--- Start ITEMS ---

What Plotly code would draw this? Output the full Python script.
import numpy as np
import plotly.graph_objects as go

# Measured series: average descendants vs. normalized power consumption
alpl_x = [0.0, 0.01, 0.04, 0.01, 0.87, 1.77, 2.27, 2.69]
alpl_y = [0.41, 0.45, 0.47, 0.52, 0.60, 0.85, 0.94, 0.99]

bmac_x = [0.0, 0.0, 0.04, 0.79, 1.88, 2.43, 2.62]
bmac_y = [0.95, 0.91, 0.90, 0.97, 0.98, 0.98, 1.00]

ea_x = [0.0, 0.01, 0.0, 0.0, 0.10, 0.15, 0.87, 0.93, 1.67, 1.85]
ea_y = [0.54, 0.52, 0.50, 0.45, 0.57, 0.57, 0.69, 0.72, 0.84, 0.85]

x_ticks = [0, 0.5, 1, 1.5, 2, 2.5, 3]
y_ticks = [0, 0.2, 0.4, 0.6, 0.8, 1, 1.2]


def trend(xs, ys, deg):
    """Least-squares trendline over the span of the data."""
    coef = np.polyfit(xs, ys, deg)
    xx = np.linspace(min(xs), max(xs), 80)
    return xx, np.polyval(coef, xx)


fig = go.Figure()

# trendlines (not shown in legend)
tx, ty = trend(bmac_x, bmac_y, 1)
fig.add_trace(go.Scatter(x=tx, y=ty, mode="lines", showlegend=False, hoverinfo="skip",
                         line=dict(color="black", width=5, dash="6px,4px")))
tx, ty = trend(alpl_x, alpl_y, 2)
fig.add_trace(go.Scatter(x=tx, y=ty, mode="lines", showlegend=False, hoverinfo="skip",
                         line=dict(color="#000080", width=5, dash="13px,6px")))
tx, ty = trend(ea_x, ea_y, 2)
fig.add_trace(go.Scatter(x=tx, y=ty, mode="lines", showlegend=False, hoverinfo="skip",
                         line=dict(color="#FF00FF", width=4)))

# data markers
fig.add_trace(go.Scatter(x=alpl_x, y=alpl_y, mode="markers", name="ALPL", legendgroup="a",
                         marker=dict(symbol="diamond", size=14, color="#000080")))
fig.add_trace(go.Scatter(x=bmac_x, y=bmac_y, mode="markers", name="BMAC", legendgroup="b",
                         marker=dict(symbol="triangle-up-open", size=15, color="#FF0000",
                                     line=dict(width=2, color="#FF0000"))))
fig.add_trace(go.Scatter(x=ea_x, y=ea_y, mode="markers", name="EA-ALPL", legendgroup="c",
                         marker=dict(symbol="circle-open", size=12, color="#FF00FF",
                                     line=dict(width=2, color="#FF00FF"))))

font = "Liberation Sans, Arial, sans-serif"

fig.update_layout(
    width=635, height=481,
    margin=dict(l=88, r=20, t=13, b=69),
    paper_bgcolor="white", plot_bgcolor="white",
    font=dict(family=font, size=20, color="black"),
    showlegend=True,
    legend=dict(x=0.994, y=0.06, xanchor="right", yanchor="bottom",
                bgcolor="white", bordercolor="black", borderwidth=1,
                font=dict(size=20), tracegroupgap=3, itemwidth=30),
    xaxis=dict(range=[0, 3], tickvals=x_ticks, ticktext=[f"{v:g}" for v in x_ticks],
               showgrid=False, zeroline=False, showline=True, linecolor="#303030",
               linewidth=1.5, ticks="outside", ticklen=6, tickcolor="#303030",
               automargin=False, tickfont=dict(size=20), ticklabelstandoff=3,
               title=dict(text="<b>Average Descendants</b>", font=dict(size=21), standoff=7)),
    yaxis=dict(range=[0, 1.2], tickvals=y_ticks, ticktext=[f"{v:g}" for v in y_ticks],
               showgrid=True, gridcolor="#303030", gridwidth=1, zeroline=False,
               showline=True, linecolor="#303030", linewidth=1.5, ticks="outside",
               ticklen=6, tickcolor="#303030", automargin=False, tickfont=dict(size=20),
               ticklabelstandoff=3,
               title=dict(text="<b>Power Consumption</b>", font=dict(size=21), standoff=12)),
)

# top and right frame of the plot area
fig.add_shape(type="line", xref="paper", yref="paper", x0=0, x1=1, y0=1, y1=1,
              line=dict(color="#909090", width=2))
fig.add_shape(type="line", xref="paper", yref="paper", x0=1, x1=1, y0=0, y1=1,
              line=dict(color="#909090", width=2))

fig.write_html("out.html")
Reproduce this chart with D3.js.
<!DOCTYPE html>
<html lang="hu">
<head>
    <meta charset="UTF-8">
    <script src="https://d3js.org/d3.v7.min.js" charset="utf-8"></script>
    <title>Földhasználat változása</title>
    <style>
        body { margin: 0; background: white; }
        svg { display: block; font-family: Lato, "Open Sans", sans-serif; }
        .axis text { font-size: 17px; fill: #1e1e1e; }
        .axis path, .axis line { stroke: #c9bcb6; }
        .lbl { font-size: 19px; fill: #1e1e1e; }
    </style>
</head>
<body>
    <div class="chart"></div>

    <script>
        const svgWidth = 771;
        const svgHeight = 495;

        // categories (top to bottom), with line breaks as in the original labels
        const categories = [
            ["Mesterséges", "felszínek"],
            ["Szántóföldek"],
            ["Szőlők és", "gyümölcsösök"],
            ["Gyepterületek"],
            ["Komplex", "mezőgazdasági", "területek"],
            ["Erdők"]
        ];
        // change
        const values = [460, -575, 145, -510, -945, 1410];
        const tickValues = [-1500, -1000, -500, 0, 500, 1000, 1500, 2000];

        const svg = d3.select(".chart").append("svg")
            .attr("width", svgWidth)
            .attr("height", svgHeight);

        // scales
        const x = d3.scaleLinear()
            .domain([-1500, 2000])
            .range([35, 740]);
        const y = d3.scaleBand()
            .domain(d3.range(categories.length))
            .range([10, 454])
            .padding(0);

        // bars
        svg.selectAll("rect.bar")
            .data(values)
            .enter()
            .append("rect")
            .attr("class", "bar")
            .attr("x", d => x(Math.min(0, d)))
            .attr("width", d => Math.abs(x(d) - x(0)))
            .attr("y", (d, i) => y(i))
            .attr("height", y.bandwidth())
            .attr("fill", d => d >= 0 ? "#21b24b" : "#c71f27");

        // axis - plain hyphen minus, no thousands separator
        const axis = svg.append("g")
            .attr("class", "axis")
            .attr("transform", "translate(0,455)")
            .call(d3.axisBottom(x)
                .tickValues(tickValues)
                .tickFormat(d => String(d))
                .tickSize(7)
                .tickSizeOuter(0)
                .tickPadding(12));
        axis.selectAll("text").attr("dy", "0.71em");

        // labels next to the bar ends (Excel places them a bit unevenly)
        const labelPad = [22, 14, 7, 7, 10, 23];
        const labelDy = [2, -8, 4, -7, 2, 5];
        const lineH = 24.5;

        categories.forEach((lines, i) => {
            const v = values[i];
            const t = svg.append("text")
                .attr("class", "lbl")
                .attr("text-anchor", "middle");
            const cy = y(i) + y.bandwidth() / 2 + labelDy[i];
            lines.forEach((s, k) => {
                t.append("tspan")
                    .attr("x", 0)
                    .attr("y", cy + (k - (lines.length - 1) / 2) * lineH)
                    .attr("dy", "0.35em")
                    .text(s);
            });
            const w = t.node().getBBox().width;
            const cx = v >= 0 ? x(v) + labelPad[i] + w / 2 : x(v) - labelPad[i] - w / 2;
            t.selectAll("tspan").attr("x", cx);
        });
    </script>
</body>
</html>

--- End ITEMS ---
--- Start ITEMS ---

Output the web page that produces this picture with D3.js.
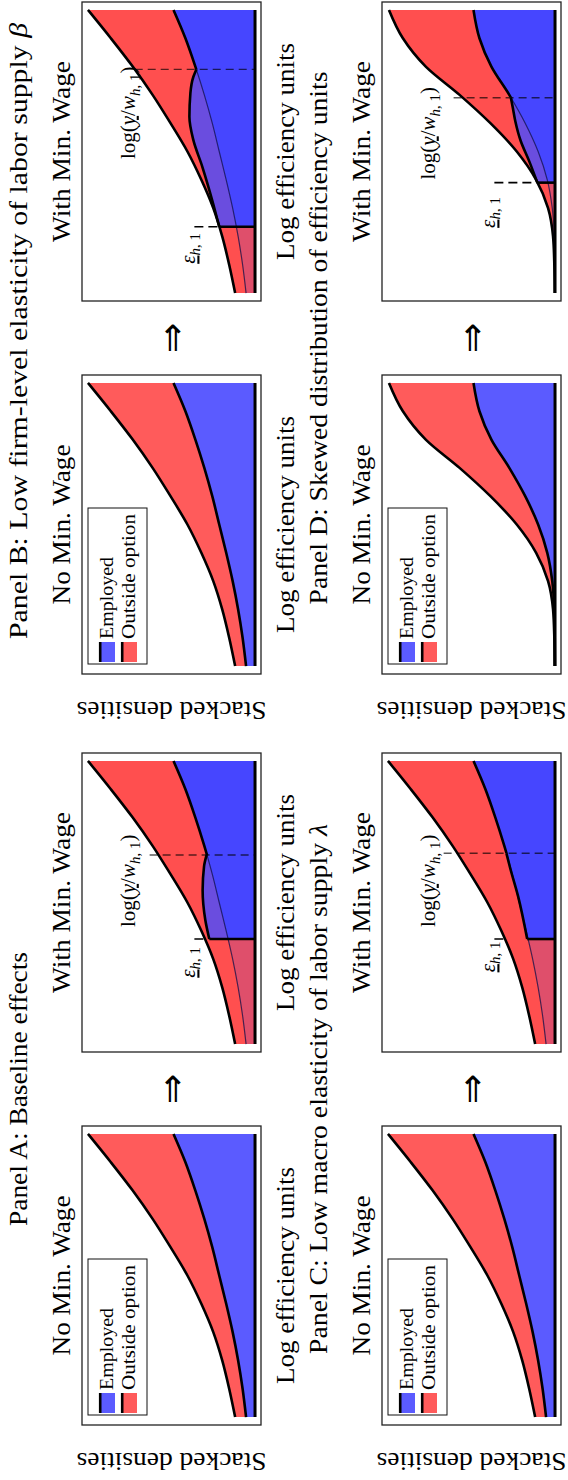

--- End ITEMS ---

**EXERCISE AIM:**
Take the line that contains "What Plotly code", the line that contains "fig = go.Figure()", and all lines between, and give them again exactly; include no other line.

**RESULT:**
What Plotly code would draw this? Output the full Python script.
import numpy as np
import plotly.graph_objects as go

# Measured series: average descendants vs. normalized power consumption
alpl_x = [0.0, 0.01, 0.04, 0.01, 0.87, 1.77, 2.27, 2.69]
alpl_y = [0.41, 0.45, 0.47, 0.52, 0.60, 0.85, 0.94, 0.99]

bmac_x = [0.0, 0.0, 0.04, 0.79, 1.88, 2.43, 2.62]
bmac_y = [0.95, 0.91, 0.90, 0.97, 0.98, 0.98, 1.00]

ea_x = [0.0, 0.01, 0.0, 0.0, 0.10, 0.15, 0.87, 0.93, 1.67, 1.85]
ea_y = [0.54, 0.52, 0.50, 0.45, 0.57, 0.57, 0.69, 0.72, 0.84, 0.85]

x_ticks = [0, 0.5, 1, 1.5, 2, 2.5, 3]
y_ticks = [0, 0.2, 0.4, 0.6, 0.8, 1, 1.2]


def trend(xs, ys, deg):
    """Least-squares trendline over the span of the data."""
    coef = np.polyfit(xs, ys, deg)
    xx = np.linspace(min(xs), max(xs), 80)
    return xx, np.polyval(coef, xx)


fig = go.Figure()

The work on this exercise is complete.